Walking small on inequality
Assistant Treasurer Andrew Leigh has only diminished his own stature in a misguided attempt to explain society’s inequality using a “wealth parade” of discontent. The danger is that rather than celebrate the achievements of those who walk tall as an example to others, we will find ways to bring everyone down to size instead. In Dr Leigh’s one-hour parade of discontent it would take 45 minutes before a person of average height, representing average household wealth of $1.5m, passed by. In the final seconds the truly wealthy would have their heads literally in the clouds.
Dr Leigh’s prescription is for more union agitation in the workplace, more targeted welfare, and an army of bureaucrats to test new social policies by means of medical-style randomised trials. He argues that since the 1970s Australia has become more unequal, with the income share of the top 1 per cent doubling and that of the top 0.1 per cent tripling.

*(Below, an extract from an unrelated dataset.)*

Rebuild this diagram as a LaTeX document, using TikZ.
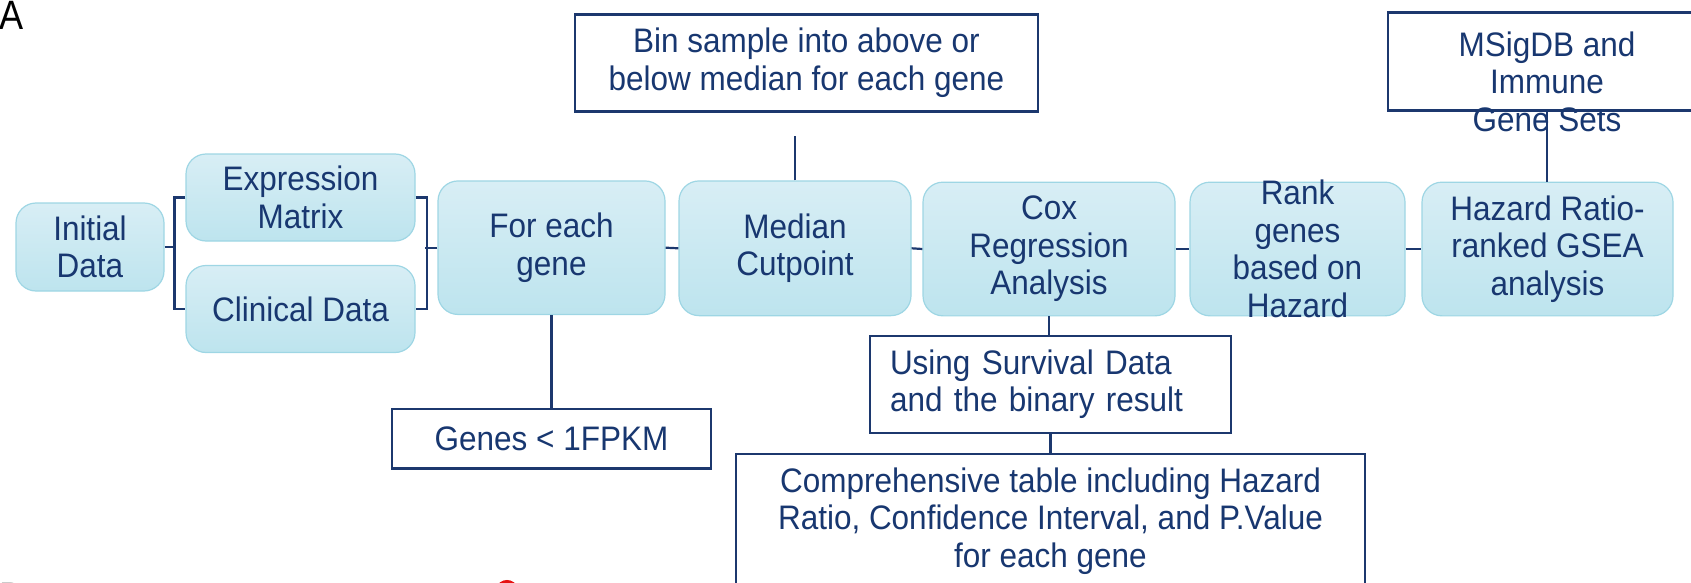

Figures released by the Australian Bureau of Statistics show that in 2019 Australia had the 19th-highest level of wealth inequality among the 28 OECD countries for which data was available (using the share of top 10 per cent of wealth measure). But the ABS said “more recent data from the Household, Income and Labour Dynamics in Australia survey shows decreasing levels of wealth inequality in the years since 2019-20, with the Gini coefficient for equivalised household net worth decreasing from 0.609 in 2018-19 to 0.584 in 2022-23”.
The danger in Dr Leigh’s analysis is that it will result in government imposing solutions to problems that have been drawn from the wrong conclusions.